The way Valgrind starts up changed fundamentally between 2.1.0 and 2.1.1.
In 2.1.0 and earlier, Valgrind was a shared object (valgrind.so), and
LD_PRELOAD was set to include valgrind.so. When valgrind.so's .init
section was run, Valgrind grabbed control. valgrind.so was linked with a
flag that says "please initialise me first" so that it could grab control
as early as possible. This was simple, but had three big problems:
- it didn't work with statically linked binaries
- some code ran before Valgrind gained control, which was a bit dodgy,
and there were some hacks in place to deal with this
- Valgrind couldn't use any libraries (eg. glibc) used by the client
program.
The new method in 2.1.1 is this: Valgrind actually loads itself and the
client program on its own in a two-stage bootstrap process.

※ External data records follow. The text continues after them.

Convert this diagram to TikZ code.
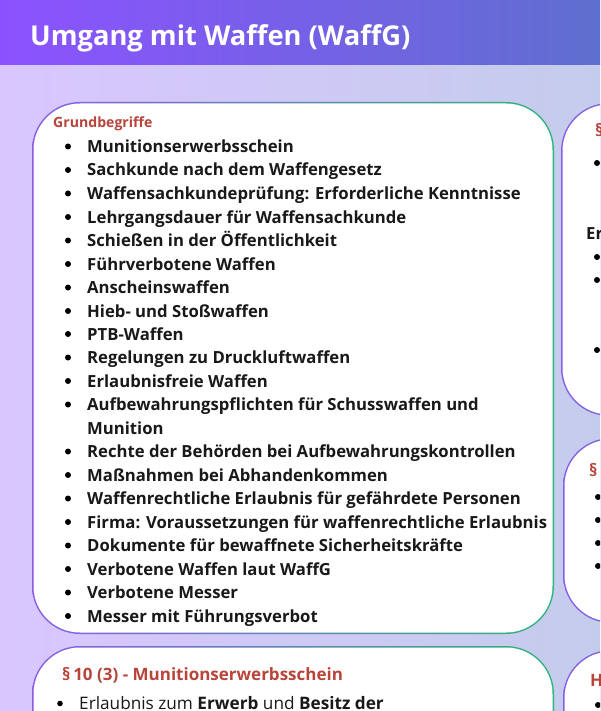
\documentclass[tikz,border=0pt]{standalone}
\usepackage{fontspec}
\setmainfont{Open Sans}
\definecolor{headleft}{HTML}{8C52FF}
\definecolor{headright}{HTML}{5F6FCF}
\definecolor{backleft}{HTML}{D9C6FF}
\definecolor{backright}{HTML}{C4CCEC}
\definecolor{cardpurple}{HTML}{8A5CE6}
\definecolor{cardgreen}{HTML}{2FB57A}
\definecolor{headred}{HTML}{B8443A}
\tikzset{
	itemtext/.style={anchor=base west, inner sep=0pt, font=\fontsize{16.7}{18}\selectfont\bfseries, text=black!90},
	redtext/.style={anchor=base west, inner sep=0pt, text=headred, font=\fontsize{17}{19}\selectfont\bfseries},
}
\newcommand{\cardbox}[4]{%
	\shade[left color=cardpurple, right color=cardgreen, rounded corners=48pt] (#1,#2) rectangle (#3,#4);
	\fill[white, rounded corners=46.5pt] (#1+1.5,#2+1.5) rectangle (#3-1.5,#4-1.5);
}
\begin{document}
\begin{tikzpicture}[x=1pt,y=-1pt]
		\clip (0,0) rectangle (600,711);
		
		% Background and header band
		\shade[left color=backleft, right color=backright] (0,65) rectangle (600,711);
		\shade[left color=headleft, right color=headright] (0,0) rectangle (600,65);
		\node[anchor=base west, inner sep=0pt, text=white, font=\fontsize{27.3}{30}\selectfont\bfseries] (title) at (30,46) {Umgang mit Waffen (WaffG)};
		
		% Cards
		\cardbox{32}{102}{554}{634}
		\cardbox{32}{646}{554}{800}
		\cardbox{561}{103}{900}{416}
		\cardbox{563}{438}{900}{623}
		\cardbox{563}{650}{900}{900}
		
		% Main card
		\node[redtext, font=\fontsize{14.1}{16}\selectfont\bfseries] (grund) at (53,128) {Grundbegriffe};
		\foreach \y/\t in {152.5/Munitionserwerbsschein, 176/Sachkunde nach dem Waffengesetz, 199.5/Waffensachkundeprüfung: Erforderliche Kenntnisse, 223/Lehrgangsdauer für Waffensachkunde, 246.5/Schießen in der Öffentlichkeit, 270/Führverbotene Waffen, 293.5/Anscheinswaffen, 317/Hieb- und Stoßwaffen, 340/PTB-Waffen, 363.5/Regelungen zu Druckluftwaffen, 387/Erlaubnisfreie Waffen, 410.5/Aufbewahrungspflichten für Schusswaffen und, 457.5/Rechte der Behörden bei Aufbewahrungskontrollen, 481/Maßnahmen bei Abhandenkommen, 504.5/Waffenrechtliche Erlaubnis für gefährdete Personen, 528/Firma: Voraussetzungen für waffenrechtliche Erlaubnis, 551.5/Dokumente für bewaffnete Sicherheitskräfte, 575/Verbotene Waffen laut WaffG, 598.5/Verbotene Messer, 622/Messer mit Führungsverbot}
		{
			\fill (68,\y-6) circle (3);
			\node[itemtext] (item\y) at (87,\y) {\t};
		}
		\node[itemtext] (itemwrap) at (87,434) {Munition};
		
		% Lower card
		\node[redtext] (para) at (62,680) {§\,10 (3) - Munitionserwerbsschein};
		\fill (60,703.5) circle (2.8);
		\node[anchor=base west, inner sep=0pt, text=black!90, font=\fontsize{17.2}{19}\selectfont] (erlaubnis) at (79,709.5) {Erlaubnis zum \textbf{Erwerb} und \textbf{Besitz der}};
		
		% Right column, cut by the page edge
		\node[redtext] (righta) at (595,137) {§};
		\node[itemtext] (rightb) at (586,239) {Er};
		\node[redtext] (rightc) at (589,476) {§};
		\node[redtext] (rightd) at (590,686) {H};
		\foreach \x/\y in {597/163, 597/257, 597/280, 597/350, 598/497, 598/520, 598/543, 598/566, 598/705}
		\fill (\x,\y) circle (3);
	\end{tikzpicture}
\end{document}
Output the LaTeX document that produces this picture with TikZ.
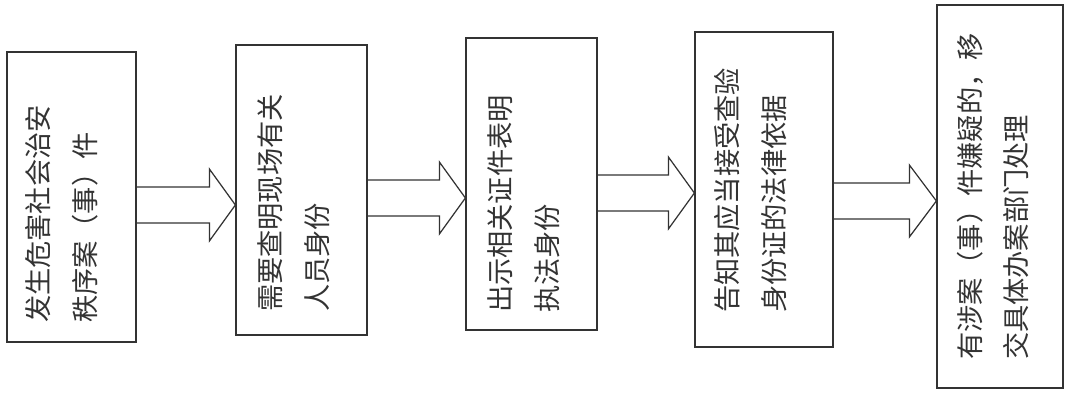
\documentclass[tikz,border=0pt]{standalone}
\usepackage{fontspec}
\newfontfamily\cjk{Noto Sans CJK SC}
\usetikzlibrary{calc}
\setlength{\lineskiplimit}{-20pt}

\def\ll{0.02}
\newcommand{\boxtext}[3]{\raisebox{#1}[0pt][0pt]{\makebox[0pt]{\parbox[t]{#2}{#3}}}}

\begin{document}
\begin{tikzpicture}[box/.style={draw=black!80,line width=0.7pt,rotate=90,inner sep=0pt,text=black!80,font=\cjk\fontsize{15.5pt}{26.5pt}\selectfont},
  flow/.style={draw=black!80,line width=0.7pt}]
\useasboundingbox (0,0) rectangle (1068*\ll,395*\ll);
\node[box,minimum width=290*\ll cm,minimum height=129*\ll cm] (b1) at ( 71.5*\ll,198*\ll) {\boxtext{0.46cm}{5.04cm}{发生危害社会治安\\秩序案（事）件}};
\node[box,minimum width=290*\ll cm,minimum height=131*\ll cm] (b2) at (301.5*\ll,205*\ll) {\boxtext{0.42cm}{4.88cm}{需要查明现场有关\\人员身份}};
\node[box,minimum width=292*\ll cm,minimum height=131*\ll cm] (b3) at (531.5*\ll,211*\ll) {\boxtext{0.42cm}{5.16cm}{出示相关证件表明\\执法身份}};
\node[box,minimum width=315*\ll cm,minimum height=138*\ll cm] (b4) at (764*\ll,205.5*\ll) {\boxtext{0.53cm}{4.94cm}{告知其应当接受查验\\身份证的法律依据}};
\node[box,minimum width=383*\ll cm,minimum height=126*\ll cm] (b5) at (1000*\ll,198.5*\ll) {\boxtext{0.4cm}{6.54cm}{有涉案（事）件嫌疑的，移\\交具体办案部门处理}};
\draw[flow] (b1.south |- 0,208*\ll) -- ($(b2.north |- 0,208*\ll)+(-26*\ll,0)$) -- ++(0,18*\ll) -- (b2.north |- 0,190*\ll) -- ++(-26*\ll,-36*\ll) -- ++(0,18*\ll) -- (b1.south |- 0,172*\ll);
\draw[flow] (b2.south |- 0,215*\ll) -- ($(b3.north |- 0,215*\ll)+(-26*\ll,0)$) -- ++(0,18*\ll) -- (b3.north |- 0,197*\ll) -- ++(-26*\ll,-36*\ll) -- ++(0,18*\ll) -- (b2.south |- 0,179*\ll);
\draw[flow] (b3.south |- 0,220*\ll) -- ($(b4.north |- 0,220*\ll)+(-26*\ll,0)$) -- ++(0,18*\ll) -- (b4.north |- 0,202*\ll) -- ++(-26*\ll,-36*\ll) -- ++(0,18*\ll) -- (b3.south |- 0,184*\ll);
\draw[flow] (b4.south |- 0,212*\ll) -- ($(b5.north |- 0,212*\ll)+(-27*\ll,0)$) -- ++(0,18*\ll) -- (b5.north |- 0,194*\ll) -- ++(-27*\ll,-36*\ll) -- ++(0,18*\ll) -- (b4.south |- 0,176*\ll);
\end{tikzpicture}
\end{document}
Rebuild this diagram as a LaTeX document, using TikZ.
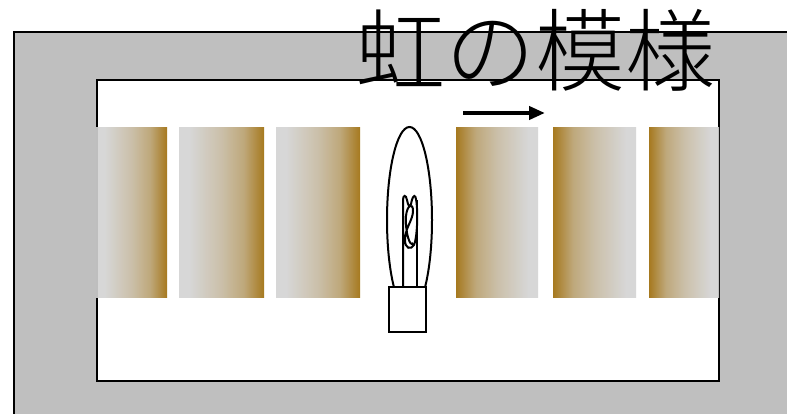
\documentclass[tikz,border=0pt]{standalone}
\usepackage{fontspec}
\newfontfamily\jpfont{Noto Sans CJK JP Light}
\usetikzlibrary{arrows.meta}
\definecolor{framegray}{HTML}{BFBFBF}
\definecolor{pale}{HTML}{D3D3D3}
\definecolor{bronze}{HTML}{9D6B07}
% pale on the left, warming up towards the right edge
\pgfdeclarehorizontalshading{warmband}{100bp}{
  color(0bp)=(pale); color(25bp)=(pale); color(31bp)=(pale);
  color(50bp)=(pale!75!bronze); color(63bp)=(pale!50!bronze);
  color(75bp)=(bronze); color(100bp)=(bronze)}
\tikzset{
  outline/.style={draw=black, line width=2pt},
  leftbar/.style={shading=warmband, fill opacity=0.9},
  rightbar/.style={shading=warmband, shading angle=180, fill opacity=0.9},
  bulbline/.style={draw=black, line width=2pt},
  title/.style={font=\jpfont\fontsize{90}{90}\selectfont, inner sep=0pt, anchor=center},
}
\begin{document}
\begin{tikzpicture}[x=1pt,y=-1pt]
\useasboundingbox (0,0) rectangle (787,414);
\fill[white] (0,0) rectangle (787,414);

% frame and window
\path[outline, fill=framegray] (14,32) rectangle (790,420);
\path[outline, fill=white] (97,80) rectangle (719,381);

% shaded bands, left group then right group
\shade[leftbar] (96,128) rectangle (167,297);
\shade[leftbar] (179,128) rectangle (264,297);
\shade[leftbar] (276,128) rectangle (360,297);
\shade[rightbar] (456,128) rectangle (538,297);
\shade[rightbar] (553,128) rectangle (636,297);
\shade[rightbar] (649,128) rectangle (719,297);

% lamp: glass, leads, coiled filament, cap
\draw[bulbline, fill=white] (409.5,220) ellipse [x radius=22.5, y radius=93];
\draw[bulbline] (403,287) -- (403,200)
  .. controls (403,195) and (406,194) .. (407,200)
  .. controls (408,206) and (410,208) .. (411,204)
  .. controls (412,198) and (414,194) .. (415.5,197)
  .. controls (418,205) and (418,235) .. (414,245)
  .. controls (411,250) and (405,249) .. (405,240)
  .. controls (405,228) and (413,220) .. (413,211)
  .. controls (413,202) and (407,205) .. (406,216)
  .. controls (405,232) and (410,248) .. (413,243);
\draw[bulbline] (416.5,287) -- (416.5,200);
\node[bulbline, fill=white, minimum width=37pt, minimum height=45pt, inner sep=0pt] (base) at (407.5,309.5) {};

% direction arrow
\coordinate (arrowtail) at (463,113);
\coordinate (arrowhead) at (545,113);
\draw[line width=4pt, -{Triangle[length=16pt, width=13pt]}] (arrowtail) -- (arrowhead);

% title
\node[title] (heading) at (535,50) {虹の模様};
\end{tikzpicture}
\end{document}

As a result,
Valgrind has control before the client executes its first instruction, and
the problems above are avoided.
However, as a consequence, I don't think the libvalgrind.a idea will
work; for example, Valgrind now has a main() function. I might be wrong,
though.
> I could link my daemons (apache, exim, ...) and my applications
> to it and collect the reports once in a while, making the world a better
> (or at least less bug-ridden) place for everyone :-)
Why do you need to permanently link Valgrind with these programs? Is it
too difficult to prefix the commands with "valgrind --tool=..."?